You are both light and shadow.
“Whether the shadow becomes our friend or enemy depends largely upon ourselves…The shadow becomes hostile only when [it] is ignored or misunderstood.” ~ Marie-Louise Von Franz
Shadows are nothing more than the flip side of our light. Often, the shadow simply points to a part of ourselves we have yet to inhabit. And because we have not yet inhabited it completely or properly, it is coming out instead as a negative trait or shadow.
For instance, perfectionism might be the shadow side of much-needed attention to detail.
Or, stubbornness might be a shadow side to our ability to be grounded but remain flexible. In other words, shadows can be just as instrumental in aiding our growth as can light. For every part of ourselves that we coax out of the shadows, we strengthen our light.
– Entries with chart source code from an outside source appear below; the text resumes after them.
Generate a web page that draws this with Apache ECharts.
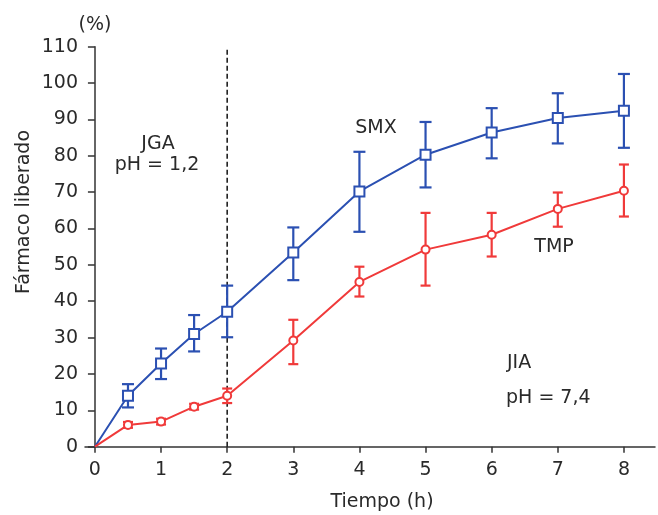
<!DOCTYPE html>
<html>
<head>
<meta charset="utf-8">
<script src="https://cdn.jsdelivr.net/npm/echarts@6/dist/echarts.min.js"></script>
<style>html,body{margin:0;padding:0;background:#fff}#c{width:658px;height:515px}</style>
</head>
<body>
<div id="c"></div>
<script>
var times = [0, 0.5, 1, 1.5, 2, 3, 4, 5, 6, 7, 8];
var smxMean = [0, 14, 22.9, 31, 37.1, 53.4, 70.2, 80.3, 86.4, 90.4, 92.4];
var smxLow  = [0, 10.8, 18.6, 26.2, 30.1, 45.8, 59.1, 71.3, 79.3, 83.4, 82.2];
var smxHigh = [0, 17.2, 27.0, 36.2, 44.3, 60.3, 81.1, 89.3, 93.1, 97.2, 102.5];
var tmpMean = [0, 6.0, 6.9, 11.0, 14.0, 29.2, 45.3, 54.2, 58.3, 65.4, 70.4];
var tmpLow  = [0, 5.2, 6.1, 10.2, 12.0, 22.7, 41.3, 44.3, 52.3, 60.5, 63.3];
var tmpHigh = [0, 6.8, 7.7, 11.8, 16.0, 34.9, 49.5, 64.3, 64.3, 69.9, 77.6];
var xTicks = [0, 1, 2, 3, 4, 5, 6, 7, 8];
var phaseBoundary = 2;

var BLUE = '#2b50b2', RED = '#f03a3a', TXT = '#2a2a2a';
var FONT = 'DejaVu Sans';
var FS = 19;

function pairs(m, sym) {
  return times.map(function (t, i) {
    return t === 0 ? { value: [t, m[i]], symbol: 'none' } : { value: [t, m[i]] };
  });
}
function errs(lo, hi) {
  var out = [];
  times.forEach(function (t, i) { if (hi[i] - lo[i] > 1.2) out.push([t, lo[i], hi[i]]); });
  return out;
}
function errRender(color, cap) {
  return function (params, api) {
    var x = api.value(0);
    var p1 = api.coord([x, api.value(1)]);
    var p2 = api.coord([x, api.value(2)]);
    var st = { stroke: color, lineWidth: 2.2 };
    return { type: 'group', children: [
      { type: 'line', shape: { x1: p1[0], y1: p1[1], x2: p2[0], y2: p2[1] }, style: st },
      { type: 'line', shape: { x1: p1[0] - cap, y1: p1[1], x2: p1[0] + cap, y2: p1[1] }, style: st },
      { type: 'line', shape: { x1: p2[0] - cap, y1: p2[1], x2: p2[0] + cap, y2: p2[1] }, style: st }
    ]};
  };
}

var chart = echarts.init(document.getElementById('c'));
var txt = function (t, x, y, align, extra) {
  var o = { type: 'text', x: x, y: y, style: { text: t, fill: TXT, font: FS + 'px ' + FONT, textAlign: align || 'center', textVerticalAlign: 'middle' } };
  if (extra) for (var k in extra) o[k] = extra[k];
  return o;
};
chart.setOption({
  animation: false,
  grid: { left: 85, right: 3, top: 46.7, bottom: 68.3 },
  xAxis: {
    type: 'value', min: -0.15, max: 8.47,
    axisLine: { lineStyle: { color: '#333', width: 1.5 } },
    axisTick: { customValues: xTicks, length: 6, lineStyle: { color: '#333', width: 1.5 } },
    axisLabel: { customValues: xTicks, color: TXT, fontSize: FS, fontFamily: FONT, margin: 14 },
    splitLine: { show: false }
  },
  yAxis: {
    type: 'value', min: 0, max: 110, interval: 10,
    axisLine: { show: true, lineStyle: { color: '#333', width: 1.5 } },
    axisTick: { show: true, length: 7, lineStyle: { color: '#333', width: 1.5 } },
    axisLabel: { color: TXT, fontSize: FS, fontFamily: FONT, margin: 7 },
    splitLine: { show: false }
  },
  graphic: [
    txt('(%)', 95, 25),
    txt('Fármaco liberado', 24, 212, 'center', { rotation: Math.PI / 2 }),
    txt('Tiempo (h)', 382, 502),
    txt('JGA', 158, 144),
    txt('pH = 1,2', 157, 165),
    txt('SMX', 376, 128),
    txt('TMP', 554, 247),
    txt('JIA', 507, 363, 'left'),
    txt('pH = 7,4', 506, 398, 'left')
  ],
  series: [
    { type: 'line', data: [[phaseBoundary, 0], [phaseBoundary, 110]], symbol: 'none', silent: true,
      lineStyle: { color: '#111', width: 1.5, type: [5, 3] }, z: 1 },
    { type: 'custom', data: errs(smxLow, smxHigh), renderItem: errRender(BLUE, 6), z: 3 },
    { type: 'custom', data: errs(tmpLow, tmpHigh), renderItem: errRender(RED, 5), z: 3 },
    { type: 'line', name: 'SMX', data: pairs(smxMean), symbol: 'rect', symbolSize: 10, showAllSymbol: true,
      lineStyle: { color: BLUE, width: 2 }, itemStyle: { color: '#fff', borderColor: BLUE, borderWidth: 2 }, z: 4 },
    { type: 'line', name: 'TMP', data: pairs(tmpMean), symbol: 'circle', symbolSize: 8, showAllSymbol: true,
      lineStyle: { color: RED, width: 2 }, itemStyle: { color: '#fff', borderColor: RED, borderWidth: 2 }, z: 4 }
  ]
});
</script>
</body>
</html>
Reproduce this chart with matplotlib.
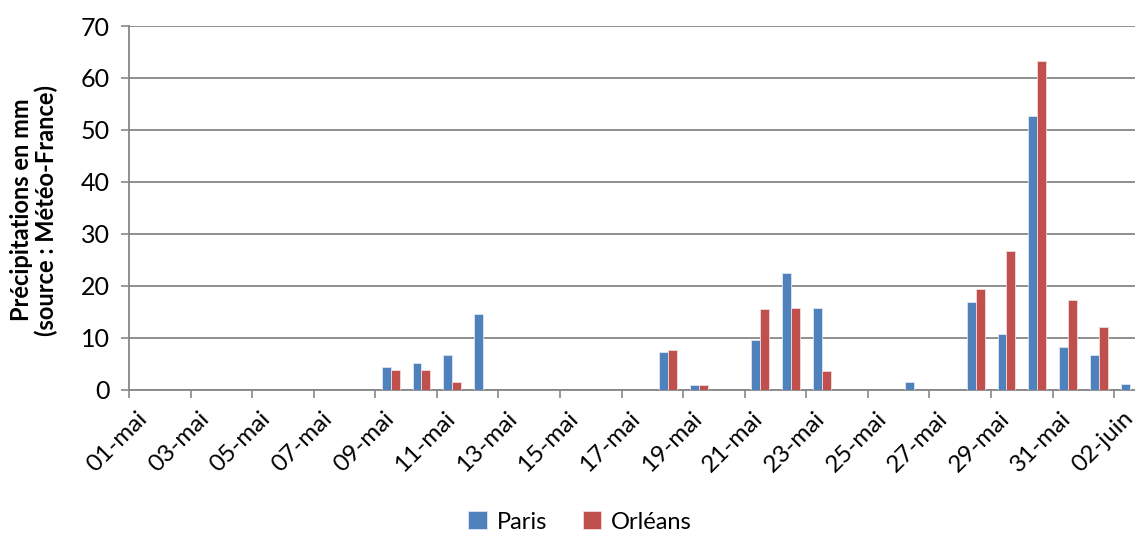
import matplotlib.pyplot as plt
import numpy as np

plt.rcParams['font.family'] = ['Lato', 'DejaVu Sans']

# daily rainfall, 01-mai .. 02-juin
days = ["%02d-mai" % d for d in range(1, 32)] + ["01-juin", "02-juin"]
paris = [0, 0, 0, 0, 0, 0, 0, 0, 4.3, 5.1, 6.6, 14.6, 0, 0, 0, 0, 0,
         7.3, 0.9, 0, 9.6, 22.4, 15.7, 0, 0, 1.4, 0, 16.8, 10.7, 52.7,
         8.2, 6.6, 1.1]
orleans = [0, 0, 0, 0, 0, 0, 0, 0, 3.7, 3.7, 1.4, 0, 0, 0, 0, 0, 0,
           7.7, 0.9, 0, 15.5, 15.7, 3.5, 0, 0, 0, 0, 19.3, 26.6, 63.2,
           17.2, 12.0, 0]

W, H = 1135, 534
fig = plt.figure(figsize=(W / 100, H / 100), dpi=100)
ax = fig.add_axes([129 / W, 1 - 389.5 / H, 1016 / W, 363.5 / H])

x = np.arange(len(days))
bw = 0.29
ax.bar(x - bw / 2, paris, bw, color='#4F81BD', edgecolor='#dce6f2',
       linewidth=0.6, label='Paris', zorder=3)
ax.bar(x + bw / 2, orleans, bw, color='#C0504D', edgecolor='#f2dcdb',
       linewidth=0.6, label='Orléans', zorder=3)

ax.set_xlim(-0.5, len(days) - 0.5)
ax.set_ylim(0, 70)
ax.set_yticks(range(0, 71, 10))
ax.yaxis.grid(True, color='#878787', linewidth=1.3, zorder=0)
ax.tick_params(axis='y', labelsize=18, length=6, width=1.2,
               color='#878787', pad=8)

# ticks between categories every 2 days, labels on every other day
ax.set_xticks(np.arange(-0.5, len(days), 2))
ax.set_xticklabels([])
ax.set_xticks(x[::2] - 0.25, minor=True)
ax.set_xticklabels(days[::2], minor=True, rotation=45, ha='right',
                   rotation_mode='anchor', fontsize=17.5)
ax.tick_params(axis='x', which='major', length=6, width=1.2,
               color='#878787')
ax.tick_params(axis='x', which='minor', length=0, pad=13)

for s in ['top', 'right']:
    ax.spines[s].set_visible(False)
for s in ['left', 'bottom']:
    ax.spines[s].set_color('#878787')
    ax.spines[s].set_linewidth(1.3)

fig.text(34 / W, 1 - 210 / H,
         "Précipitations en mm\n(source : Météo-France)",
         rotation=90, ha='center', va='center', ma='center',
         fontsize=17, fontweight='bold', linespacing=1.1)

fig.legend(loc='center', bbox_to_anchor=(580 / W, 1 - 522 / H), ncol=2,
           frameon=False, fontsize=17, handlelength=0.8, handleheight=0.8,
           handletextpad=0.4, columnspacing=1.5)

fig.savefig('out.png', dpi=100)
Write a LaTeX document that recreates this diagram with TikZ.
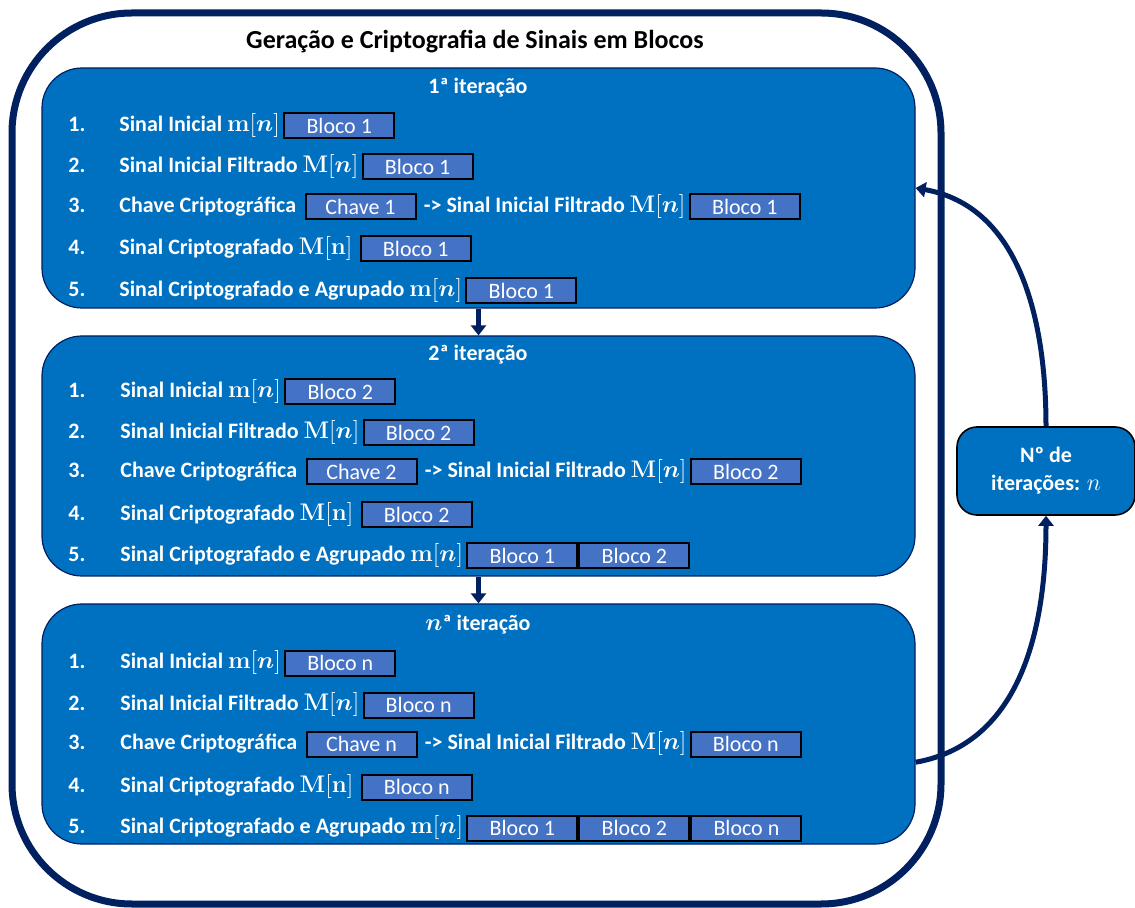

By understanding and working with our shadows, we mature out of our knee-jerk actions and begin to respond, rather than react, to life. We learn about our vulnerabilities and strengths and pair them up in such a way that they keep us humble, curious, and forward-moving. Our shadows, understood and integrated, have far less power over us than those that work in the background.
“That wasn’t me,” we like to say. “I wasn’t myself.”
Yes, we were. That was ourselves—a shadow, perhaps, but a part of us nonetheless.
The greatest disservice we can do as seekers of truth is to claim all that we label positive about ourselves and push away all that is negative, excusing it as a moment of weakness, exhaustion, or some other kind of circumstantial reaction.
If we do this, our lives will dissolve into a facade—unreal and inauthentic. It will be a running list of excuses and cover-ups for our shadow behaviors. It would be a constant effort to deflect and blame others for our behavior. It would be…exhausting.
We cannot become whole human beings if we don’t first face our shadows.
Like Dorothy, we’ve always been wearing the power to do so in the form of shadow work.
Because at the end of the day, I’ve got a lot of light to share, too. And if I let my shadows play unsupervised in my mind, they will obscure my light.
I want authenticity. I want real. I claim both my light and my shadow.
Once we no longer allow our shadows to work in darkness, once we no longer deny and dismiss them, then we can stop trying to explain our behavior away and just f*cking own it.